+++ Supplied material
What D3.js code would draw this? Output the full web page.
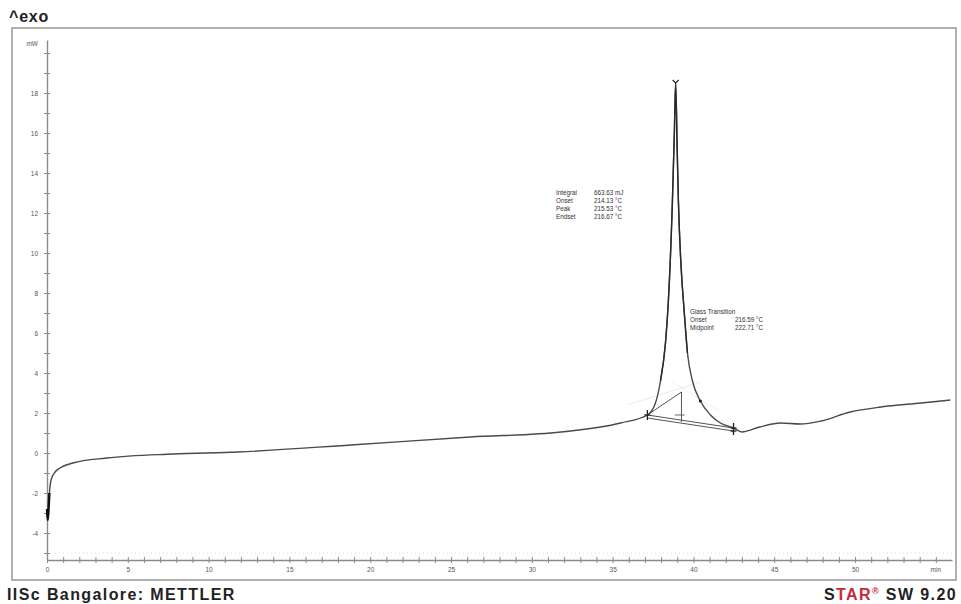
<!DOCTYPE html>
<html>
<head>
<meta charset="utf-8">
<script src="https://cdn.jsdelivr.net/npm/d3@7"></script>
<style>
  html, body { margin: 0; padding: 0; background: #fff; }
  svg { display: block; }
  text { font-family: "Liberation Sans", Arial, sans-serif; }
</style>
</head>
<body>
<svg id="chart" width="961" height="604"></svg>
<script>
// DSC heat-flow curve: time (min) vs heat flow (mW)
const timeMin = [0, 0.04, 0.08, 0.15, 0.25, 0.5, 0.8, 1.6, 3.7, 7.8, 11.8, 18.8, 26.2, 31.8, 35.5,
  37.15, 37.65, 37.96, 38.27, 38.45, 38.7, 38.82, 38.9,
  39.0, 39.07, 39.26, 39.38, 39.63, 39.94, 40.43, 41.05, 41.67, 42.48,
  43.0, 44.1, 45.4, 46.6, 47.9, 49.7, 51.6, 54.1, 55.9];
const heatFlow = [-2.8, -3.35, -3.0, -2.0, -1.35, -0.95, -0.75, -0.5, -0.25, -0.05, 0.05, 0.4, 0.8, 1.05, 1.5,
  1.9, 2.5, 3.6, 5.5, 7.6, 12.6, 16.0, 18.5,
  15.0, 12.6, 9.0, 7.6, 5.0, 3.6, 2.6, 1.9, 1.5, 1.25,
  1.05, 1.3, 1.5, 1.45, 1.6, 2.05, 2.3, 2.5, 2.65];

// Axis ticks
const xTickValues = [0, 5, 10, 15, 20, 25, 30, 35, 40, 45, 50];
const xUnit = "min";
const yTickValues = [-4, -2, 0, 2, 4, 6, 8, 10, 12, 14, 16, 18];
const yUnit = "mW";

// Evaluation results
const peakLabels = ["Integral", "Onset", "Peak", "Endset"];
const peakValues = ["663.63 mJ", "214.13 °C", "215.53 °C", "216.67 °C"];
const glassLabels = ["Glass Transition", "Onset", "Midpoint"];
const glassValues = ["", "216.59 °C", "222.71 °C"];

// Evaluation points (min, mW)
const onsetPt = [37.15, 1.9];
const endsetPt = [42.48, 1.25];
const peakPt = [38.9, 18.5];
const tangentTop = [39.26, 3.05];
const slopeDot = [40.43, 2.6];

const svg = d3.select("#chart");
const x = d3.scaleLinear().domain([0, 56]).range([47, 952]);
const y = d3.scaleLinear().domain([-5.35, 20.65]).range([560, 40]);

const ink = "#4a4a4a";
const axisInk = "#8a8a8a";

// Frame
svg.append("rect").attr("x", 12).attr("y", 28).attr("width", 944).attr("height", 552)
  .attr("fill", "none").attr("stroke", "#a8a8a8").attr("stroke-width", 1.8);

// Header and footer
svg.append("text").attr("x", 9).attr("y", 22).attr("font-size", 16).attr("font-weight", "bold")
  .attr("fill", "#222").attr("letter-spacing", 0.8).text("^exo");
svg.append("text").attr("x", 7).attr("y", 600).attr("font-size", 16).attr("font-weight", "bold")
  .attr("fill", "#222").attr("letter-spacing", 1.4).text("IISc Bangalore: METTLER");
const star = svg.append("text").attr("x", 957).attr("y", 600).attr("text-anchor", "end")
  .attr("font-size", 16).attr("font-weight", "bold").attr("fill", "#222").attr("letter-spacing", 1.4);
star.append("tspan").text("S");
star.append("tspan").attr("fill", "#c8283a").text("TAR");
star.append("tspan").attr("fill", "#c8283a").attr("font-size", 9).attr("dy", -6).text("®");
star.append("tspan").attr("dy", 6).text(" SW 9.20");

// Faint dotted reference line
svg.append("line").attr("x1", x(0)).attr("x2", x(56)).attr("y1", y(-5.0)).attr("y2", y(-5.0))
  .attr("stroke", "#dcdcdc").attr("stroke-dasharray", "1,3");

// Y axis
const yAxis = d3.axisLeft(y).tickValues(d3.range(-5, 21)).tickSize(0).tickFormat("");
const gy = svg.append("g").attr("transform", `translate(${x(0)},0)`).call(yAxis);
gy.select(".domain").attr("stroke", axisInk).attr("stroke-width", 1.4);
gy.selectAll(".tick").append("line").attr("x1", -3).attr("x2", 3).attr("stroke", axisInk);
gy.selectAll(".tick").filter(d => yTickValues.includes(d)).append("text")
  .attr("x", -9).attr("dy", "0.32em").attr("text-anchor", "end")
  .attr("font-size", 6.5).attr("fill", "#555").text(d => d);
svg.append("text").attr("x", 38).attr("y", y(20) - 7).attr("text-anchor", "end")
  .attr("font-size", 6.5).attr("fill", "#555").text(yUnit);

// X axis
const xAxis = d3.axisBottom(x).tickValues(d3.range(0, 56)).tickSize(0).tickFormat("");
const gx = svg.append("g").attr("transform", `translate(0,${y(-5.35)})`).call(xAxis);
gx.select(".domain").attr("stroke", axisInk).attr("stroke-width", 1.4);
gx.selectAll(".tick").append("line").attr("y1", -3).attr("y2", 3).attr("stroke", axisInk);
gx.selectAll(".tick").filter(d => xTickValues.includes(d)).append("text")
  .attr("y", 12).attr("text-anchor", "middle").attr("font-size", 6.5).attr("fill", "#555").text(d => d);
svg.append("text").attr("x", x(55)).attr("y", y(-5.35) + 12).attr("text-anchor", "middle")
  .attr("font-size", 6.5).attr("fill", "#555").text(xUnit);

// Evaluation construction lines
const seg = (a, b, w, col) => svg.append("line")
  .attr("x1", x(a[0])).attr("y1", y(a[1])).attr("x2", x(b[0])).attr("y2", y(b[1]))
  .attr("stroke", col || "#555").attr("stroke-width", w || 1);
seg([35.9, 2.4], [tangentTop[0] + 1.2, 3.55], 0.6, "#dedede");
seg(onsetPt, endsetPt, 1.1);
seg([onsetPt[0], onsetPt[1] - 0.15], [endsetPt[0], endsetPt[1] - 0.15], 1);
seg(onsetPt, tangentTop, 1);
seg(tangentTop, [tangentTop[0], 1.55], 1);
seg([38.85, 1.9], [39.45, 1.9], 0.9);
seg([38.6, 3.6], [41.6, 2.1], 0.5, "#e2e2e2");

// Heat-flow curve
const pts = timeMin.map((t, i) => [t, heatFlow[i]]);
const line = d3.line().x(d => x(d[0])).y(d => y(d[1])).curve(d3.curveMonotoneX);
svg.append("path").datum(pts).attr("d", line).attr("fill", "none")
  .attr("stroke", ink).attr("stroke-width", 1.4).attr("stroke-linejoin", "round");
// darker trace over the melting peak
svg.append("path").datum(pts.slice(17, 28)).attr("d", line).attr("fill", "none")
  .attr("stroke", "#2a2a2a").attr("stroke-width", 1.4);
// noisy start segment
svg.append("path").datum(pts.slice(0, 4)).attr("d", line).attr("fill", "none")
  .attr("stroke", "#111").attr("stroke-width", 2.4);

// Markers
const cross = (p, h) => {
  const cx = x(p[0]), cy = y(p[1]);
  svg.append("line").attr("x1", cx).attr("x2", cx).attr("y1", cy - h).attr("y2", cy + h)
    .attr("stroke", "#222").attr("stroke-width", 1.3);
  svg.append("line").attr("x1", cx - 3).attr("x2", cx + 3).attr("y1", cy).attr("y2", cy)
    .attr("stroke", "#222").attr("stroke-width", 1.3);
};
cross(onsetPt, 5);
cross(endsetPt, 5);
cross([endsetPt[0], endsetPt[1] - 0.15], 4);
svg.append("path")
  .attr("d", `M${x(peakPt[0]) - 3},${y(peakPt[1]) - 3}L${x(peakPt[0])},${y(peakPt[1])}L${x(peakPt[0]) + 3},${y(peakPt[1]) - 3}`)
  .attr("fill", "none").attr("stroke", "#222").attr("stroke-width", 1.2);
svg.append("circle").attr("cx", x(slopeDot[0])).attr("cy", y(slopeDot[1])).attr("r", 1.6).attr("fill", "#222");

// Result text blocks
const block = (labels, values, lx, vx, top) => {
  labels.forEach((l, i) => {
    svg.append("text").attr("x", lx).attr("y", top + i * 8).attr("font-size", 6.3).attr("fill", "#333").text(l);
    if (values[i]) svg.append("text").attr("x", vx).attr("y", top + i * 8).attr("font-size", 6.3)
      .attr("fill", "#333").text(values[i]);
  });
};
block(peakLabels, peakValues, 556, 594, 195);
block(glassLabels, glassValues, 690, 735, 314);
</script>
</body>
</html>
++++++
■ Your goal
Copy exactly the lines running from the beginning of the listing through the line that has "1.05, 1.3, 1.5, 1.45, 1.6, 2.05, 2.3, 2.5, 2.65];". Drop the pictures.

■ Exercise response
What D3.js code would draw this? Output the full web page.
<!DOCTYPE html>
<html>
<head>
<meta charset="utf-8">
<script src="https://cdn.jsdelivr.net/npm/d3@7"></script>
<style>
  html, body { margin: 0; padding: 0; background: #fff; }
  svg { display: block; }
  text { font-family: "Liberation Sans", Arial, sans-serif; }
</style>
</head>
<body>
<svg id="chart" width="961" height="604"></svg>
<script>
// DSC heat-flow curve: time (min) vs heat flow (mW)
const timeMin = [0, 0.04, 0.08, 0.15, 0.25, 0.5, 0.8, 1.6, 3.7, 7.8, 11.8, 18.8, 26.2, 31.8, 35.5,
  37.15, 37.65, 37.96, 38.27, 38.45, 38.7, 38.82, 38.9,
  39.0, 39.07, 39.26, 39.38, 39.63, 39.94, 40.43, 41.05, 41.67, 42.48,
  43.0, 44.1, 45.4, 46.6, 47.9, 49.7, 51.6, 54.1, 55.9];
const heatFlow = [-2.8, -3.35, -3.0, -2.0, -1.35, -0.95, -0.75, -0.5, -0.25, -0.05, 0.05, 0.4, 0.8, 1.05, 1.5,
  1.9, 2.5, 3.6, 5.5, 7.6, 12.6, 16.0, 18.5,
  15.0, 12.6, 9.0, 7.6, 5.0, 3.6, 2.6, 1.9, 1.5, 1.25,
  1.05, 1.3, 1.5, 1.45, 1.6, 2.05, 2.3, 2.5, 2.65];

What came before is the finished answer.